Current liabilities are a company’s financial obligations that are due within one year or the normal operating cycle of the business, whichever is longer. These liabilities are typically settled using the company's current assets, such as cash on hand or inventory, and are considered short-term debts.
Examples of current liabilities include accounts payable, accrued expenses, and short-term loans. These obligations are typically paid off using current assets that the company expects to convert to cash within the next year.
Accounts payable represent the amount of money owed to suppliers for goods or services received but not yet paid for. Accrued expenses are costs that a company has incurred but has not yet paid, such as salaries, interest, and utilities. Short-term loans are borrowed funds that a company must repay within the next year.

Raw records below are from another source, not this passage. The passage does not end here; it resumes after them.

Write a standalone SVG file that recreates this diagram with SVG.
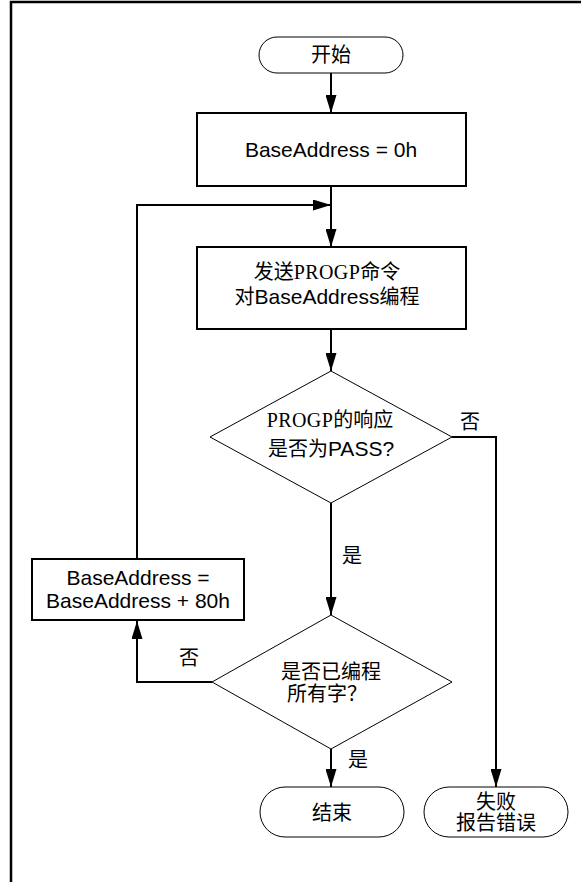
<svg xmlns="http://www.w3.org/2000/svg" width="581" height="882" viewBox="0 0 581 882">
  <style>
    .frame { fill: none; stroke: #000; stroke-width: 2.5; }
    .box { fill: #fff; stroke: #000; stroke-width: 2; }
    .thin { fill: #fff; stroke: #000; stroke-width: 1; }
    .wire { fill: none; stroke: #000; stroke-width: 2; }
    text { fill: #000; text-anchor: middle; }
    .cjk { font-family: "Noto Sans CJK SC", sans-serif; font-size: 20px; }
    .lat { font-family: "Liberation Sans", Arial, "Noto Sans CJK SC", sans-serif; font-size: 21px; }
    .ser { font-family: "Liberation Serif", "Times New Roman", serif; font-size: 20px; letter-spacing: 0.4px; }
  </style>
  <defs>
    <marker id="arrow" markerUnits="userSpaceOnUse" markerWidth="18" markerHeight="11" refX="18" refY="5.5" orient="auto">
      <path d="M0,0 L18,5.5 L0,11 Z" fill="#000"/>
    </marker>
  </defs>

  <!-- page frame: left and top edges, cut off at the right and bottom -->
  <path class="frame" d="M11,882 V2 H581"/>

  <!-- connectors -->
  <g id="connectors">
    <line class="wire" x1="331" y1="73" x2="331" y2="113" marker-end="url(#arrow)"/>
    <line class="wire" x1="331" y1="186" x2="331" y2="247" marker-end="url(#arrow)"/>
    <polyline class="wire" points="137,559 137,205 331,205" marker-end="url(#arrow)"/>
    <line class="wire" x1="331" y1="329" x2="331" y2="371" marker-end="url(#arrow)"/>
    <line class="wire" x1="331" y1="503" x2="331" y2="615" marker-end="url(#arrow)"/>
    <polyline class="wire" points="452,437 496,437 496,787" marker-end="url(#arrow)"/>
    <polyline class="wire" points="212,682 137,682 137,621" marker-end="url(#arrow)"/>
    <line class="wire" x1="331" y1="749" x2="331" y2="787" marker-end="url(#arrow)"/>
    <text class="cjk" x="470" y="429">否</text>
    <text class="cjk" x="352" y="563">是</text>
    <text class="cjk" x="189" y="665">否</text>
    <text class="cjk" x="358" y="767">是</text>
  </g>

  <g id="start">
    <rect class="thin" x="259" y="37" width="144" height="36" rx="18" ry="18"/>
    <text class="cjk" x="331" y="62">开始</text>
  </g>

  <g id="init">
    <rect class="box" x="197" y="113" width="269" height="73"/>
    <text class="lat" x="331" y="157">BaseAddress = 0h</text>
  </g>

  <g id="program">
    <rect class="box" x="197" y="247" width="269" height="82"/>
    <text x="327" y="279"><tspan class="cjk">发送</tspan><tspan class="ser">PROGP</tspan><tspan class="cjk">命令</tspan></text>
    <text x="327" y="304"><tspan class="cjk">对</tspan><tspan class="lat">BaseAddress</tspan><tspan class="cjk">编程</tspan></text>
  </g>

  <g id="check-pass">
    <polygon class="thin" points="331,371 452,437 331,503 210,437"/>
    <text x="330" y="427"><tspan class="ser">PROGP</tspan><tspan class="cjk">的响应</tspan></text>
    <text x="331" y="456"><tspan class="cjk">是否为</tspan><tspan class="lat">PASS?</tspan></text>
  </g>

  <g id="increment">
    <rect class="box" x="32" y="559" width="212" height="61"/>
    <text class="lat" x="138" y="585">BaseAddress =</text>
    <text class="lat" x="138" y="608">BaseAddress + 80h</text>
  </g>

  <g id="check-done">
    <polygon class="thin" points="331,615 452,682 331,749 212,682"/>
    <text class="cjk" x="331" y="679">是否已编程</text>
    <text class="cjk" x="327" y="701">所有字？</text>
  </g>

  <g id="end">
    <rect class="thin" x="260" y="787" width="144" height="50" rx="25" ry="25"/>
    <text class="cjk" x="332" y="820">结束</text>
  </g>

  <g id="fail">
    <rect class="thin" x="424" y="787" width="144" height="50" rx="25" ry="25"/>
    <text class="cjk" x="496" y="809" font-size="19">失败</text>
    <text class="cjk" x="496" y="830" font-size="19">报告错误</text>
  </g>
</svg>
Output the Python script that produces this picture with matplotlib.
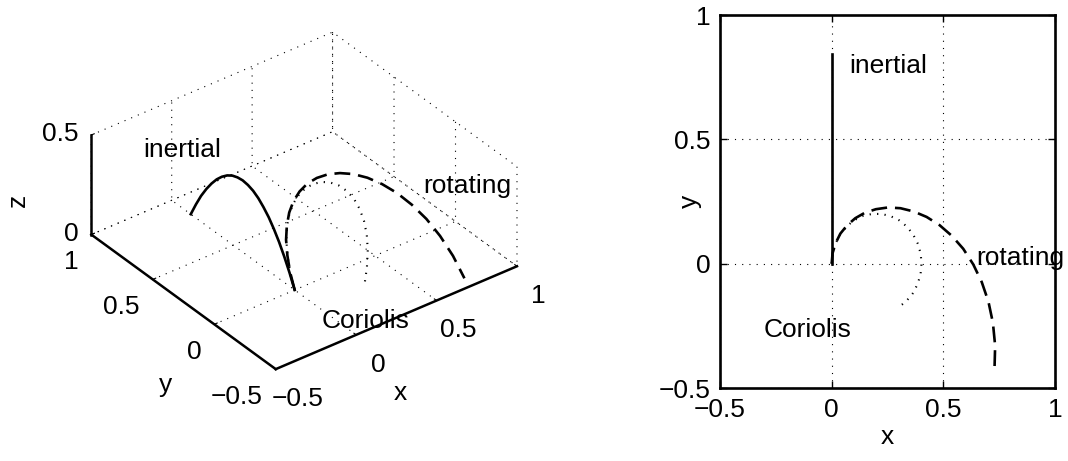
import matplotlib
matplotlib.use("Agg")
import matplotlib.pyplot as plt

# Ball launched from the origin: straight path seen from the inertial frame,
# spiral path seen from the rotating frame, and the Coriolis-only circle.
x_inertial = [0.0] * 21
y_inertial = [0.000, 0.042, 0.085, 0.127, 0.169, 0.211, 0.254, 0.296, 0.338, 0.380,
              0.423, 0.465, 0.507, 0.549, 0.592, 0.634, 0.676, 0.718, 0.761, 0.803, 0.845]

x_rotating = [0.000, 0.004, 0.018, 0.039, 0.069, 0.106, 0.149, 0.198, 0.252, 0.308,
              0.367, 0.425, 0.483, 0.538, 0.589, 0.634, 0.672, 0.702, 0.722, 0.732, 0.729]
y_rotating = [0.000, 0.042, 0.083, 0.121, 0.154, 0.183, 0.205, 0.219, 0.226, 0.223,
              0.210, 0.188, 0.155, 0.112, 0.060, -0.003, -0.074, -0.153, -0.238, -0.330, -0.427]

x_coriolis = [0.000, 0.004, 0.018, 0.039, 0.067, 0.101, 0.140, 0.181, 0.223, 0.264,
              0.303, 0.337, 0.365, 0.386, 0.399, 0.402, 0.398, 0.384, 0.362, 0.333, 0.300]
y_coriolis = [0.000, 0.042, 0.082, 0.119, 0.150, 0.175, 0.192, 0.200, 0.200, 0.191,
              0.174, 0.149, 0.117, 0.080, 0.039, -0.002, -0.043, -0.084, -0.121, -0.152, -0.175]

# height of the ball along the flight (same for every frame)
z_height = [0.000, 0.068, 0.130, 0.184, 0.230, 0.270, 0.302, 0.328, 0.346, 0.356,
            0.360, 0.356, 0.346, 0.328, 0.302, 0.270, 0.230, 0.184, 0.130, 0.068, 0.000]

xy_ticks = [-0.5, 0, 0.5, 1]
z_ticks = [0, 0.5]
tick_text = ["\u22120.5", "0", "0.5", "1"]
z_tick_text = ["0", "0.5"]

plt.rcParams["font.family"] = ["Liberation Sans", "DejaVu Sans"]
plt.rcParams["font.size"] = 19

LW = 1.9
DASHED = (0, (6.0, 3.0))
DOTTED = (0, (0.6, 3.0))
GRID = (0, (1.0, 5.5))

W, H = 1068, 461
fig = plt.figure(figsize=(W / 100, H / 100), dpi=100)

# ---------------- 3-D view ----------------
ax3 = fig.add_axes([0.0765, 0.0826, 0.4056, 0.939], projection="3d")
ax3._view_margin = 0
ax3.set_proj_type("ortho")
ax3.view_init(elev=33.9, azim=-127.4)
ax3.set_box_aspect((1, 1, 0.395))

ax3.plot(x_inertial, y_inertial, z_height, color="k", lw=LW)
ax3.plot(x_rotating, y_rotating, z_height, color="k", lw=LW, ls=DASHED)
ax3.plot(x_coriolis, y_coriolis, z_height, color="k", lw=1.5, ls=DOTTED)

ax3.set_xlim(-0.5, 1)
ax3.set_ylim(-0.5, 1)
ax3.set_zlim(0, 0.5)
ax3.set_xticks(xy_ticks)
ax3.set_yticks(xy_ticks)
ax3.set_zticks(z_ticks, z_tick_text)
ax3.xaxis.set_tick_params(labelbottom=False, labeltop=False)
ax3.yaxis.set_tick_params(labelbottom=False, labeltop=False)

for axis in (ax3.xaxis, ax3.yaxis, ax3.zaxis):
    axis.pane.fill = False
    axis.pane.set_edgecolor("none")
    axis.line.set_linewidth(1.8)
    axis._axinfo["grid"].update(color="k", linewidth=0.8, linestyle=GRID)
    axis._axinfo["tick"].update(inward_factor=0.0, outward_factor=0.15)
    axis.label.set_visible(False)
    axis.offsetText.set_visible(False)

ax3.zaxis.set_tick_params(pad=-3.2)
for tick in ax3.zaxis.get_major_ticks():
    tick.label1.set_horizontalalignment("right")
    tick.label1.set_verticalalignment("center")

# floor tick labels, set just below the floor edges
for val, txt in zip(xy_ticks, tick_text):
    ax3.text(val, -0.677, -0.07, txt, ha="center", va="center")
    ax3.text(-0.581, val, -0.11, txt, ha="right", va="center")

fig.text(400 / W, 1 - 393 / H, "x", ha="center", va="center")
fig.text(166 / W, 1 - 385 / H, "y", ha="center", va="center")
fig.text(18 / W, 1 - 200 / H, "z", ha="center", va="center", rotation=90)

ax3.text2D(143 / W, 1 - 157 / H, "inertial", transform=fig.transFigure)
ax3.text2D(423 / W, 1 - 193 / H, "rotating", transform=fig.transFigure)
ax3.text2D(322 / W, 1 - 328 / H, "Coriolis", transform=fig.transFigure)

# ---------------- top view ----------------
ax2 = fig.add_axes([720 / W, 1 - 388 / H, 335 / W, 373 / H])
ax2.plot(x_inertial, y_inertial, color="k", lw=LW)
ax2.plot(x_rotating, y_rotating, color="k", lw=LW, ls=DASHED)
ax2.plot(x_coriolis, y_coriolis, color="k", lw=1.5, ls=DOTTED)
ax2.set_xlim(-0.5, 1)
ax2.set_ylim(-0.5, 1)
ax2.set_xticks(xy_ticks, tick_text)
ax2.set_yticks(xy_ticks, tick_text)
ax2.grid(True, color="k", lw=0.8, ls=GRID)
ax2.tick_params(direction="in", top=True, right=True, length=5, width=1, pad=7)
for sp in ax2.spines.values():
    sp.set_linewidth(1.9)
ax2.xaxis.offsetText.set_visible(False)
ax2.yaxis.offsetText.set_visible(False)
ax2.set_xlabel("x", labelpad=2)
ax2.set_ylabel("y", va="center")
ax2.yaxis.set_label_coords(-0.0896, 0.5)

ax2.text(0.078, 0.767, "inertial")
ax2.text(0.649, -0.005, "rotating")
ax2.text(-0.303, -0.296, "Coriolis")

fig.savefig("out.png", dpi=100)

It is important for businesses to keep track of their current liabilities, as they can affect the company’s liquidity and ability to meet financial obligations. A company with a high level of current liabilities may have difficulty obtaining additional financing or may need to liquidate assets to meet its obligations.
To calculate a company’s current ratio, which measures its ability to pay off its current liabilities with its current assets, divide its current assets by its current liabilities. A higher current ratio indicates that the company is in a better position to meet its short-term financial obligations.
In summary, current liabilities are a critical component of a company's financial health and stability. By monitoring and managing these short-term obligations, businesses can ensure that they remain financially stable and able to meet their obligations.